Did the teacher get upset because you didn't intervene sooner when your child was growling and approaching the boy?

I certainly don't think it's funny that your child made an older child cry. In my book, laughing at crying kids, no matter the age, is cruel and insensitive.
post #5 of 7
Quote:
Originally Posted by freestylemama View Post
Maybe the boy had a special need.

I don't think it's ridiculous that the teacher reacted to protect her student. If he was crying, the child was clearly scared from your child's growls and touches and she acted to help him feel safe. Some toddlers don't have a good grasp of personal space yet and some older children have a really difficult time with unwanted touches and things they perceive as threats (growling).

Did the teacher get upset because you didn't intervene sooner when your child was growling and approaching the boy?
This is exactly what I was thinking. A bus full of only 15 (not even a full class) 7-8 year olds at a playground on a school day? I am going with special needs students.
post #6 of 7
Thread Starter 
It was a local charter school that doesn't have thier own playground. I know ds was patting him b/c he was crying (it's what he does at home) and I could certainly see how being growled at by some random kid could startle you. I guess I'm having an issue with expectations. I certainly won't be telling ds he can't be a dino. I do think that playgrounds need to be a safe place for all kids, but how far do you take it. If this boy does have special needs, how do I make sure this never happens? In my mind it's almost a no fault situation. I mean in regards to the kids. I think both of us adults could have done a better job. It's interesting to me that this is my fault and that a 21 month old can't play on a playground as is developmentally appropriate. If one of the older had run into my child (has happened before) I would have picked him up and told him to watch out for others.
post #7 of 7
We had a very similar situation happen yesterday but with a somewhat younger kid (although still probably older than DD). DD had gone up steps to a higher level of the playground but she is NOT supposed to do that without me (she had ran away and done it) because it's really high (taller than me) and there are gaps in it that she could walk right off.

Anyways, I think she got to the top of the steps and realized something was wrong and tried to turn around but there was another girl right behind her that wasn't going to move. DD then hit that girl right on the head. And I immediately heard the girl's mom yell "Oh no she didn't!!!!" really, really loudly.

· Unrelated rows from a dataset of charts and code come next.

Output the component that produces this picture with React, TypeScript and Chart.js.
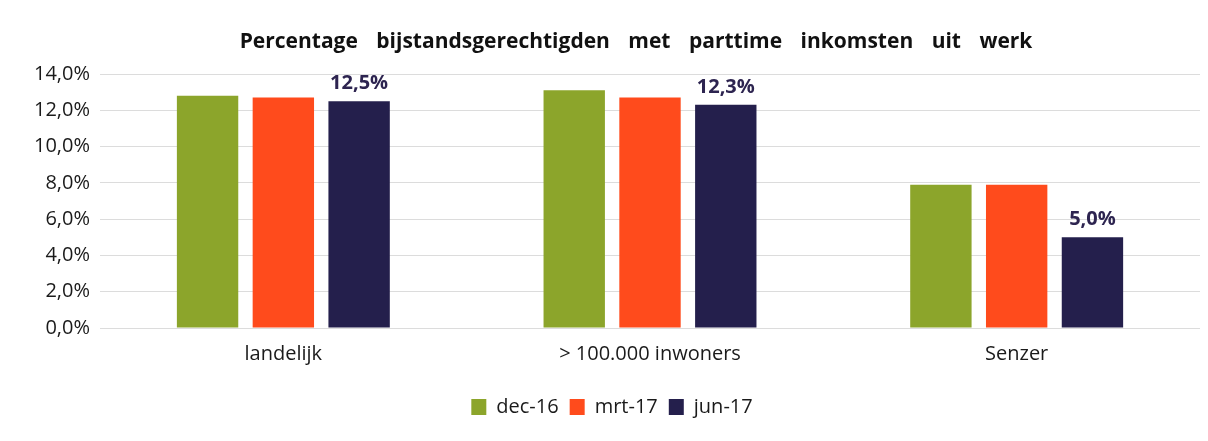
import React, { useEffect, useRef } from "react";
import { Chart, registerables } from "chart.js";

Chart.register(...registerables);

const categories = ["landelijk", "> 100.000 inwoners", "Senzer"];
const seriesNames = ["dec-16", "mrt-17", "jun-17"];
const dec16 = [12.8, 13.1, 7.9];
const mrt17 = [12.7, 12.7, 7.9];
const jun17 = [12.5, 12.3, 5.0];
const jun17Labels = ["12,5%", "12,3%", "5,0%"];
const yTicks = [0, 2, 4, 6, 8, 10, 12, 14];
const titleText = "Percentage bijstandsgerechtigden met parttime inkomsten uit werk";

const colors = ["#8ca52b", "#ff4b1c", "#241f4c"];
const FONT = "'Open Sans', sans-serif";

const labelPlugin = {
  id: "barLabels",
  afterDatasetsDraw(chart: any) {
    const ctx = chart.ctx;
    const meta = chart.getDatasetMeta(2);
    ctx.save();
    ctx.font = `bold 20px ${FONT}`;
    ctx.fillStyle = "#2d2450";
    ctx.textAlign = "center";
    ctx.textBaseline = "middle";
    meta.data.forEach((bar: any, i: number) => {
      ctx.fillText(jun17Labels[i], bar.x, bar.y - 18);
    });
    ctx.restore();
  },
};

const titlePlugin = {
  id: "customTitle",
  afterDraw(chart: any) {
    const ctx = chart.ctx;
    ctx.save();
    ctx.font = `bold 21px ${FONT}`;
    ctx.fillStyle = "#111";
    ctx.textAlign = "center";
    ctx.textBaseline = "middle";
    try {
      (ctx as any).wordSpacing = "13px";
    } catch (e) {}
    ctx.fillText(titleText, 636, 42);
    ctx.restore();
  },
};

export default function App() {
  const ref = useRef<HTMLCanvasElement>(null);
  useEffect(() => {
    if (!ref.current) return;
    const chart = new Chart(ref.current, {
      type: "bar",
      data: {
        labels: categories,
        datasets: [dec16, mrt17, jun17].map((d, i) => ({
          label: seriesNames[i],
          data: d,
          backgroundColor: colors[i],
          categoryPercentage: 0.62,
          barPercentage: 0.81,
        })),
      },
      options: {
        animation: false,
        responsive: false,
        layout: { padding: { left: 24, right: 8, top: 74, bottom: 14 } },
        scales: {
          x: {
            grid: { display: false },
            border: { display: false },
            afterFit: (scale: any) => {
              scale.height = 58;
            },
            ticks: { font: { size: 20, family: FONT }, color: "#1a1a1a", padding: 6 },
          },
          y: {
            min: 0,
            max: 14,
            afterBuildTicks: (axis: any) => {
              axis.ticks = yTicks.map((v) => ({ value: v }));
            },
            grid: { color: "#dcdcdc", drawTicks: false },
            border: { display: false },
            ticks: {
              font: { size: 20, family: FONT },
              color: "#1a1a1a",
              padding: 10,
              callback: (v: any) => Number(v).toFixed(1).replace(".", ",") + "%",
            },
          },
        },
        plugins: {
          title: { display: false },
          legend: {
            position: "bottom",
            labels: {
              boxWidth: 15,
              boxHeight: 16,
              padding: 11,
              font: { size: 20, family: FONT },
              color: "#1a1a1a",
            },
          },
          tooltip: { enabled: false },
        },
      },
      plugins: [labelPlugin, titlePlugin],
    });
    return () => chart.destroy();
  }, []);
  return (
    <div style={{ position: "fixed", left: 0, top: 0, width: 1208, height: 441, background: "#fff" }}>
      <canvas ref={ref} width={1208} height={441} />
    </div>
  );
}
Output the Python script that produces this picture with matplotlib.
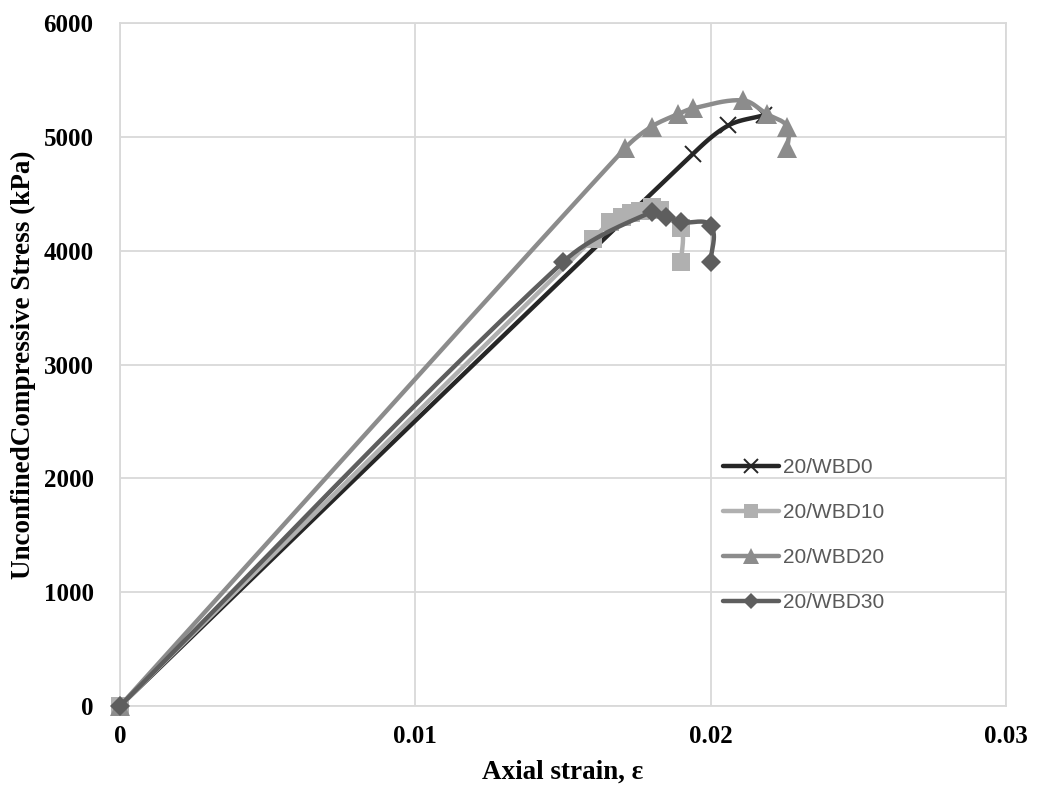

So I told DD no to hit then I directed her to go up the stairs and down the nearest slide and took her somewhere else (while explaining to her that we don't hit people). Yeah, the mom wanted to kill me but what can I do? She's not even 2 yet and it's unrealistic for me to be behind her every step of the way (and, seriously, it's not like that mom was right next to her kid either ). The best I can do is model appropriate behavior and tell her when she's not supposed to do something.

It's frustrating when people react so strongly to incidents like that but some people just get really defensive very quickly. Add into that that all kids have very different personalities and it's easy for some parents to blame one hit (or growl) on bad parenting if they have a toddler that doesn't do those sort of things. However, it IS normal at this age and you just have to continue to model good behavior and explain when they do something wrong.